E se na política o fator “descontração e o humor” não são condições para se vencer eleições, o registo de cada um pode fazer a diferença na aproximação ao eleitorado. Era isso mesmo que comentavam dois militantes no final do comício na Cova da Piedade. Já a caminho de casa, depois da intervenção de João Oliveira, falavam “do timbre e cadência própria” que Oliveira tem e que “foge ao de Jerónimo e do Ferreira, que são os dois do mesmo estilo”.
O João reservado: a saída forçada que torna a comparação desigual
Talvez a costela de alentejano dê vantagem a João Oliveira na forma de estar mais descontraída e que contrasta com a postura mais rígida e distante de João Ferreira. Em Samora Correia, já com João Ferreira novamente ao comando da caravana, comentava-se “a presença do outro”. “A mensagem é a mesma, até podem estar a dizer a mesma coisa, mas passa de uma maneira diferente. Tem aquela forma de falar, vai aumentando o tom”, dizia um dos militantes enquanto o outro anuía com a cabeça.
E a diferença afasta o voto? Os votos na CDU não são “pelas pessoas”, mas “pelo que o partido é”, frisam. Ainda assim, com João Ferreira a cumprir a agenda integral de três dias de campanha e João Oliveira o dobro, a comparação torna-se desigual.

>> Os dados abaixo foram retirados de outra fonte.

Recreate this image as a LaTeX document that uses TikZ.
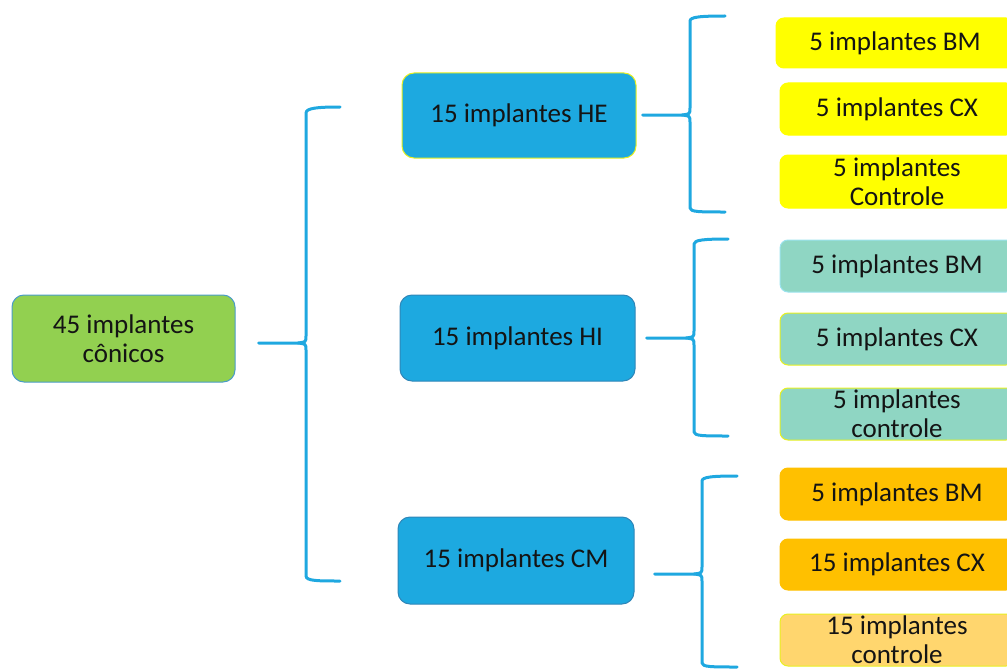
\documentclass[tikz,border=0pt]{standalone}
\usepackage{fontspec}
\setmainfont{Carlito}
\definecolor{greenfill}{HTML}{92D050}
\definecolor{rootedge}{HTML}{4A9CC8}
\definecolor{bluefill}{HTML}{1DA9E0}
\definecolor{blueedge}{HTML}{2F86B8}
\definecolor{yellowedge}{HTML}{E8F020}
\definecolor{yellowfill}{HTML}{FFFF00}
\definecolor{tealfill}{HTML}{8FD6C3}
\definecolor{tealedge}{HTML}{9BE3EE}
\definecolor{orangefill}{HTML}{FFC000}
\definecolor{lightorange}{HTML}{FFD66E}
\definecolor{bracecol}{HTML}{1FA8E0}
\definecolor{txtcol}{HTML}{141414}
\begin{document}
\begin{tikzpicture}[x=1pt,y=-1pt,
  txt/.style={font=\fontsize{27}{29}\selectfont, text=txtcol, align=center, inner sep=0pt},
  leftbox/.style={txt, draw, line width=1pt, rounded corners=12pt},
  rightbox/.style={txt, draw, line width=1pt, rounded corners=8pt, minimum width=234pt},
  brace/.style={draw=bracecol, line width=3pt, line cap=round, line join=round}]
\useasboundingbox (0,0) rectangle (1007,669);

% left column
\node[leftbox, fill=greenfill, draw=rootedge, minimum width=223pt, minimum height=87pt] (root) at (123.5,338.5) {45 implantes\\cônicos};

% middle column
\node[leftbox, fill=bluefill, draw=yellowedge, minimum width=234pt, minimum height=85pt] (he) at (519,115.5) {\raisebox{-2pt}{15 implantes HE}};
\node[leftbox, fill=bluefill, draw=blueedge, minimum width=235pt, minimum height=86pt] (hi) at (517.5,338) {\raisebox{-2pt}{15 implantes HI}};
\node[leftbox, fill=bluefill, draw=blueedge, minimum width=236pt, minimum height=87pt] (cm) at (516,560.5) {\raisebox{-2pt}{15 implantes CM}};

% right column
\node[rightbox, fill=yellowfill, draw=yellowfill, minimum width=238pt, minimum height=50pt] (bm1) at (895,43) {5 implantes BM};
\node[rightbox, fill=yellowfill, draw=yellowfill, minimum height=52pt] (cx1) at (897,109) {5 implantes CX};
\node[rightbox, fill=yellowfill, draw=yellowfill, minimum height=53pt] (ct1) at (897,181.5) {5 implantes\\Controle};

\node[rightbox, fill=tealfill, draw=tealedge, minimum height=52pt] (bm2) at (897,266) {5 implantes BM};
\node[rightbox, fill=tealfill, draw=yellowedge, minimum height=52pt] (cx2) at (897,339) {5 implantes CX};
\node[rightbox, fill=tealfill, draw=yellowedge, minimum height=52pt] (ct2) at (897,414) {5 implantes\\controle};

\node[rightbox, fill=orangefill, draw=orangefill, minimum height=52pt] (bm3) at (897,494) {5 implantes BM};
\node[rightbox, fill=orangefill, draw=orangefill, minimum height=51pt] (cx3) at (897,564.5) {15 implantes CX};
\node[rightbox, fill=lightorange, draw=yellowedge, minimum height=52pt] (ct3) at (897,640) {15 implantes\\controle};

% brace stems start points
\coordinate (s0) at ([xshift=23pt]root.east |- 0,343);
\coordinate (s1) at ([xshift=6pt]he.east |- 0,115);
\coordinate (s2) at ([xshift=11pt]hi.east |- 0,338);
\coordinate (s3) at ([xshift=20pt]cm.east |- 0,574);

% main brace
\draw[brace] (s0) -- (298,343) .. controls (306,342) .. (306,336) -- (306,113) .. controls (306,108) and (318,107) .. (340,107);
\draw[brace] (298,343) .. controls (306,344) .. (306,350) -- (306,576) .. controls (306,581) and (318,581) .. (340,581);

% HE brace
\draw[brace] (s1) -- (682,115) .. controls (690,114) .. (690,108) -- (690,21) .. controls (690,17) and (700,16) .. (725,16);
\draw[brace] (682,115) .. controls (690,116) .. (690,122) -- (690,208) .. controls (690,212) and (700,212) .. (725,212);

% HI brace
\draw[brace] (s2) -- (686,338) .. controls (694,337) .. (694,331) -- (694,244) .. controls (694,240) and (704,239) .. (728,239);
\draw[brace] (686,338) .. controls (694,339) .. (694,345) -- (694,432) .. controls (694,436) and (704,436) .. (728,436);

% CM brace
\draw[brace] (s3) -- (694,574) .. controls (702,573) .. (702,567) -- (702,481) .. controls (702,477) and (712,476) .. (737,476);
\draw[brace] (694,574) .. controls (702,575) .. (702,581) -- (702,663) .. controls (702,667) and (712,667) .. (737,667);
\end{tikzpicture}
\end{document}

É preciso recuar a João Ferreira nas anteriores corridas eleitorais para ter mais presente aquilo que é a sua forma de fazer campanha. Ainda assim, poder-se-ia dar o caso de ter uma estratégia diferente em cada um dos momentos, já que se trataram de eleições europeias, presidenciais, autárquicas e, agora, legislativas.
Mais reservado, João Ferreira vai-se aproximando de forma mais discreta nos contactos com a população, parece mais à vontade, por exemplo, a questionar responsáveis pelas empresas ou autarquias onde a caravana passa do que propriamente no contacto direto com os respetivos funcionários.

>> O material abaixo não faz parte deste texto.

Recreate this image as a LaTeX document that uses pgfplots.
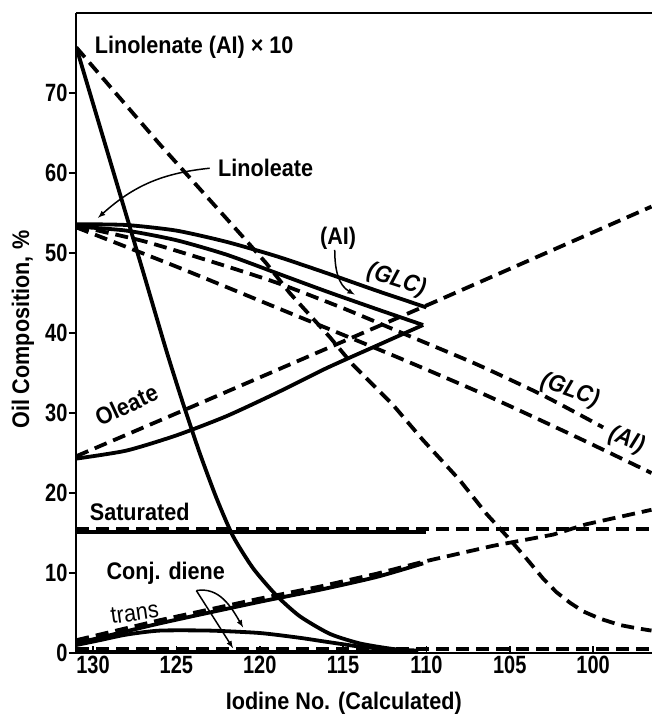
\documentclass[border=0pt]{standalone}
\usepackage{fontspec}
\setmainfont{Liberation Sans}[FakeStretch=0.9]
\newfontfamily\tickfont{Liberation Sans}[FakeStretch=0.8]
\usepackage{pgfplots}
\pgfplotsset{compat=1.18}
\newcommand\lab{\fontsize{24}{28}\selectfont\bfseries}
\begin{document}
\begin{tikzpicture}
\begin{axis}[
  scale only axis, width=576pt, height=640pt,
  x dir=reverse, xmin=96.47, xmax=131.02, ymin=0, ymax=80,
  axis line style={draw=none},
  xtick={100,105,...,130}, ytick={0,10,...,70},
  xtick pos=bottom, ytick pos=left,
  tick style={black, line width=1.6pt},
  major tick length=7pt,
  ytick style={xshift=-7pt},
  yticklabel style={xshift=-5pt},
  /pgf/number format/assume math mode=true,
  tick label style={font=\tickfont\fontsize{25}{28}\selectfont\bfseries},
  xlabel={Iodine No. (Calculated)},
  ylabel={Oil Composition, \%},
  xlabel style={font=\lab, at={(axis description cs:0.465,-0.078)}, anchor=center},
  ylabel style={font=\lab, at={(axis description cs:-0.092,0.505)}, anchor=center},
  no markers,
  solidl/.style={black, line width=3.8pt, line join=round},
  dashl/.style={black, line width=3.8pt, dash pattern=on 13pt off 7pt},
]
% Linolenate (AI) x 10, solid
\addplot[solidl, smooth, tension=0.4] coordinates {(131,75.7) (129,61.7) (127,47.7) (125.6,37.8) (124.6,31.2) (123.6,25.0) (122.6,19.4) (121.6,14.6) (120.4,10.6) (119,7.2) (117.6,4.6) (115.8,2.4) (114,1.2) (112,0.5) (110.5,0.3)};
% Linolenate dashed
\addplot[dashl] coordinates {(131,75.7) (126,63.6) (121,52) (119.6,48.7) (118.2,45) (115.8,39.5) (114.4,36) (112,31) (110.2,26.6) (108,21.6) (106.4,17.4) (105,14.2) (104,11.8) (103,9.3) (102.2,7.6) (101.4,6.3) (100.6,5.2) (99.6,4.3) (98.4,3.5) (97.4,3.1) (96.5,2.8)};
% Linoleate solid (GLC)
\addplot[solidl, smooth, tension=0.4] coordinates {(131,53.6) (128,53.5) (125,52.8) (122,51.4) (119,49.6) (116,47.5) (113,45.3) (110,43.2)};
% Linoleate solid (AI)
\addplot[solidl, smooth, tension=0.4] coordinates {(131,53.3) (128,52.8) (125,51.6) (122,49.8) (119,47.5) (116,45.2) (113,43.0) (110.2,41.0)};
% Linoleate dashed (GLC)
\addplot[dashl, smooth, tension=0.4] coordinates {(131,53.4) (127,51.5) (123,49.0) (119,46.3) (115,43.1) (111,39.6) (107,36.1) (103,32.2) (99.4,28.2)};
% Linoleate dashed (AI)
\addplot[dashl, smooth, tension=0.4] coordinates {(131,53.2) (125,48.3) (118.2,42.5) (112,37.2) (106.4,32.2) (101,27) (96.5,22.5)};
% Oleate solid
\addplot[solidl, smooth, tension=0.4] coordinates {(131,24.3) (128,25.3) (125,27.2) (122,29.6) (119,32.5) (116,35.6) (113,38.4) (110.2,41.0)};
% Oleate dashed
\addplot[dashl] coordinates {(131,24.6) (123.6,31.2) (116.6,37.5) (109.6,43.8) (96.5,55.8)};
% Saturated
\addplot[solidl] coordinates {(131,15.1) (110,15.1)};
\addplot[dashl] coordinates {(131,15.5) (96.5,15.5)};
% trans
\addplot[solidl, smooth, tension=0.4] coordinates {(131,1.2) (126,3.7) (120,6.4) (116.4,7.9) (113,9.5) (110.2,11.2)};
\addplot[dashl] coordinates {(131,1.6) (126,4.1) (120,6.8) (116.4,8.3) (113,9.9) (110.2,11.4) (106,13.4) (102.4,14.8) (100.4,16.1) (96.5,17.9)};
% Conj. diene
\addplot[solidl, smooth, tension=0.4] coordinates {(131,1.0) (129.6,1.6) (128,2.3) (126,2.8) (123,2.8) (120,2.5) (117.6,1.9) (116,1.4) (114,0.8) (112,0.4) (110.5,0.2)};
\addplot[solidl] coordinates {(131,0.2) (111.5,0.2)};
\addplot[dashl] coordinates {(131,0.55) (96.5,0.55)};
% annotations
\node[font=\lab, anchor=west] at (axis cs:130.1,75.7) {Linolenate (AI) × 10};
\node[font=\lab, anchor=west] at (axis cs:122.7,60.6) {Linoleate};
\draw[line width=1.5pt, -latex] (axis cs:123.0,60.6) to[bend right=18] (axis cs:129.7,54.4);
\node[font=\lab] at (axis cs:115.3,51.8) {(AI)};
\draw[line width=1.5pt, -latex] (axis cs:115.5,50.4) to[out=-90,in=150] (axis cs:114.3,44.8);
\node[font=\lab\itshape, rotate=-18] at (axis cs:111.8,46.6) {(GLC)};
\node[font=\lab\itshape, rotate=-20] at (axis cs:101.4,32.8) {(GLC)};
\node[font=\lab\itshape, rotate=-22] at (axis cs:98.0,26.6) {(AI)};
\node[font=\lab, rotate=25] at (axis cs:128.0,31.0) {Oleate};
\node[font=\lab] at (axis cs:127.2,17.6) {Saturated};
\node[font=\lab, anchor=west] at (axis cs:129.4,10.0) {Conj. diene};
\draw[line width=1.5pt, -latex] (axis cs:123.8,7.8) to[out=10,in=120] (axis cs:121.0,3.2);
\draw[line width=1.5pt, -latex] (axis cs:123.8,7.8) -- (axis cs:121.6,0.6);
\node[font=\fontsize{24}{28}\selectfont, rotate=8] at (axis cs:127.5,5.0) {trans};
\end{axis}
\draw[line width=2.4pt] (current axis.north west) -- (current axis.south west) -- (current axis.south east);
\draw[line width=1.6pt] (current axis.north west) -- (current axis.north east);
\pgfresetboundingbox
\path (current axis.south west) ++(-76pt,-63pt) rectangle ++(652pt,716pt);
\end{tikzpicture}
\end{document}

Com João Oliveira há vários anos habituado às lides parlamentares e ao contacto com os jornalistas, os momentos antes de declarações à imprensa ou entradas em emissões em direto das televisões são marcados por um registo mais informal, que João Ferreira prefere guardar, caso haja tempo, para o momento pós-declarações. Um prefere a descontração pré-declarações, outro opta pela concentração e só depois abre margem para uma breve troca de palavras.

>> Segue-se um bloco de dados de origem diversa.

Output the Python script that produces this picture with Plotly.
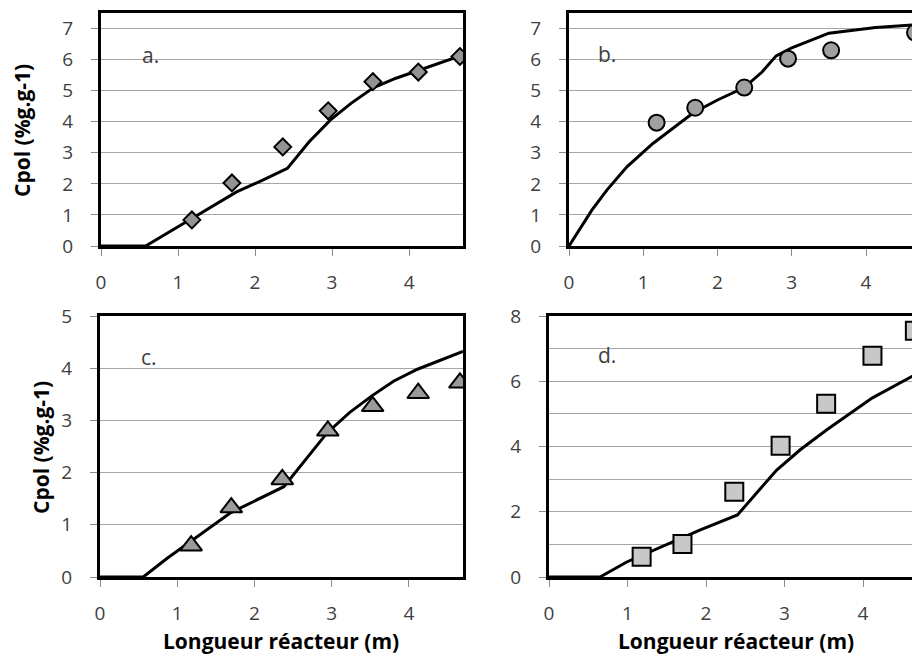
import plotly.graph_objects as go

# ---------------- data ----------------
x_pts = [1.18, 1.70, 2.36, 2.95, 3.53, 4.12, 4.66]

a_pts_y = [0.84, 2.03, 3.19, 4.35, 5.29, 5.60, 6.10]
a_line_x = [0, 0.58, 1.0, 1.5, 1.76, 2.1, 2.42, 2.7, 2.98, 3.25, 3.54, 3.83, 4.12, 4.4, 4.7]
a_line_y = [0, 0, 0.62, 1.35, 1.74, 2.12, 2.5, 3.35, 4.06, 4.6, 5.1, 5.4, 5.65, 5.88, 6.15]

b_pts_x = [1.18, 1.70, 2.36, 2.95, 3.53, 4.66]
b_pts_y = [3.97, 4.45, 5.10, 6.03, 6.30, 6.87]
b_line_x = [0, 0.31, 0.51, 0.78, 1.13, 1.67, 2.0, 2.36, 2.6, 2.79, 3.0, 3.5, 4.13, 4.7]
b_line_y = [0, 1.16, 1.8, 2.55, 3.3, 4.28, 4.7, 5.1, 5.6, 6.12, 6.38, 6.85, 7.03, 7.13]

c_pts_y = [0.60, 1.33, 1.87, 2.80, 3.27, 3.52, 3.72]
c_line_x = [0, 0.56, 0.87, 1.69, 2.38, 2.94, 3.23, 3.52, 3.8, 4.11, 4.7]
c_line_y = [0, 0, 0.36, 1.23, 1.73, 2.76, 3.15, 3.47, 3.75, 3.98, 4.32]

d_pts_y = [0.62, 1.01, 2.61, 4.02, 5.31, 6.78, 7.55]
d_line_x = [0, 0.65, 0.99, 1.5, 1.92, 2.4, 2.9, 3.2, 3.53, 4.12, 4.7]
d_line_y = [0, 0, 0.46, 1.0, 1.44, 1.9, 3.28, 3.9, 4.5, 5.49, 6.25]

x_tick_vals = [0, 1, 2, 3, 4]
panel_labels = ["a.", "b.", "c.", "d."]
y_title = "Cpol (%g.g-1)"
x_title = "Longueur réacteur (m)"

# ---------------- figure ----------------
OFF = 8                      # default page (body) margin of the html page
W, H = 920 - OFF, 657 - OFF
FONT = "Open Sans"
TICKCOL = "#404040"

def px(v):
    return (v - OFF) / W

def py(v):
    return 1 - (v - OFF) / H

fig = go.Figure()

panels = [
    dict(lx=a_line_x, ly=a_line_y, mx=x_pts, my=a_pts_y, sym="diamond", size=13, col="#939393"),
    dict(lx=b_line_x, ly=b_line_y, mx=b_pts_x, my=b_pts_y, sym="circle", size=16, col="#a0a0a0"),
    dict(lx=c_line_x, ly=c_line_y, mx=x_pts, my=c_pts_y, sym="triangle-up", size=19, col="#9a9a9a"),
    dict(lx=d_line_x, ly=d_line_y, mx=x_pts, my=d_pts_y, sym="square", size=18, col="#c8c8c8"),
]

for i, p in enumerate(panels):
    sfx = "" if i == 0 else str(i + 1)
    fig.add_trace(go.Scatter(x=p["lx"], y=p["ly"], mode="lines",
                             line=dict(color="black", width=3),
                             xaxis="x" + sfx, yaxis="y" + sfx, showlegend=False))
    fig.add_trace(go.Scatter(x=p["mx"], y=p["my"], mode="markers",
                             marker=dict(symbol=p["sym"], size=p["size"], color=p["col"],
                                         line=dict(color="black", width=2)),
                             xaxis="x" + sfx, yaxis="y" + sfx, showlegend=False))

# domains in (screen) pixels
doms = [
    ((101, 463), (13, 246)),
    ((569, 918), (13, 246)),
    ((100, 463), (316, 577)),
    ((549, 918), (316, 577)),
]
yranges = [[0, 7.5], [0, 7.5], [0, 5], [0, 8]]
ydticks = [1, 1, 1, 2]

for i, ((x0, x1), (y0, y1)) in enumerate(doms):
    sfx = "" if i == 0 else str(i + 1)
    xa = dict(domain=[px(x0), min(px(x1), 1.0)], range=[0, 4.7], anchor="y" + sfx,
              tickvals=x_tick_vals, showgrid=False, zeroline=False, automargin=False,
              showline=True, linecolor="black", linewidth=3, mirror=True,
              ticks="outside", ticklen=7, tickcolor="#8c8c8c", tickwidth=1,
              ticklabelstandoff=10,
              tickfont=dict(family=FONT, size=19, color=TICKCOL))
    ya = dict(domain=[py(y1), py(y0)], range=yranges[i], anchor="x" + sfx,
              dtick=ydticks[i], tick0=0, showgrid=True, gridcolor="#a6a6a6", gridwidth=1,
              zeroline=False, automargin=False,
              showline=True, linecolor="black", linewidth=3, mirror=True,
              ticks="outside", ticklen=7, tickcolor="#8c8c8c", tickwidth=1,
              ticklabelstandoff=14,
              tickfont=dict(family=FONT, size=19, color=TICKCOL))
    if i == 3:
        ya["minor"] = dict(dtick=1, tick0=0, showgrid=True, gridcolor="#a6a6a6", gridwidth=1, ticks="")
    fig.layout["xaxis" + sfx] = xa
    fig.layout["yaxis" + sfx] = ya

# label boxes (white) covering gridlines, and the labels
label_boxes = [(125, 168, 20, 70, 150, 55), (582, 627, 20, 70, 607, 54),
               (125, 168, 330, 376, 149, 357), (582, 627, 326, 372, 607, 355)]
for lab, (bx0, bx1, by0, by1, tx, ty) in zip(panel_labels, label_boxes):
    fig.add_shape(type="rect", xref="paper", yref="paper",
                  x0=px(bx0), x1=px(bx1), y0=py(by1), y1=py(by0),
                  fillcolor="white", line=dict(width=0), layer="between")
    fig.add_annotation(text=lab, xref="paper", yref="paper", x=px(tx), y=py(ty),
                       xanchor="center", yanchor="middle", showarrow=False,
                       font=dict(family=FONT, size=21, color=TICKCOL))

# axis titles
for (cx, cy) in [(22, 131), (41, 448)]:
    fig.add_annotation(text=y_title, xref="paper", yref="paper", x=px(cx), y=py(cy),
                       xanchor="center", yanchor="middle", textangle=-90, showarrow=False,
                       font=dict(family=FONT, size=21, color="black", weight="bold"))
for (cx, cy) in [(281, 641), (736, 641)]:
    fig.add_annotation(text=x_title, xref="paper", yref="paper", x=px(cx), y=py(cy),
                       xanchor="center", yanchor="middle", showarrow=False,
                       font=dict(family=FONT, size=21, color="black", weight="bold"))

fig.update_layout(width=W, height=H, margin=dict(l=0, r=0, t=0, b=0, autoexpand=False),
                  paper_bgcolor="white", plot_bgcolor="white")

fig.write_html("out.html")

Além da natural diferença de personalidade entre ambos, resulta claro que a mensagem que ambos passam é a mesma. Outra coisa não seria aliás de esperar na CDU: o conteúdo é invariavelmente coincidente e consistente, sem qualquer margem para divergências.
Continuando os comunistas a não querer abordar o assunto da sucessão de Jerónimo de Sousa, poderão ter tirado algumas notas sobre estes dois elementos do Comité Central e, logo, candidatos ao lugar de secretário-geral, já que é deste órgão do partido que emana o cargo de secretário-geral do Partido Comunista Português.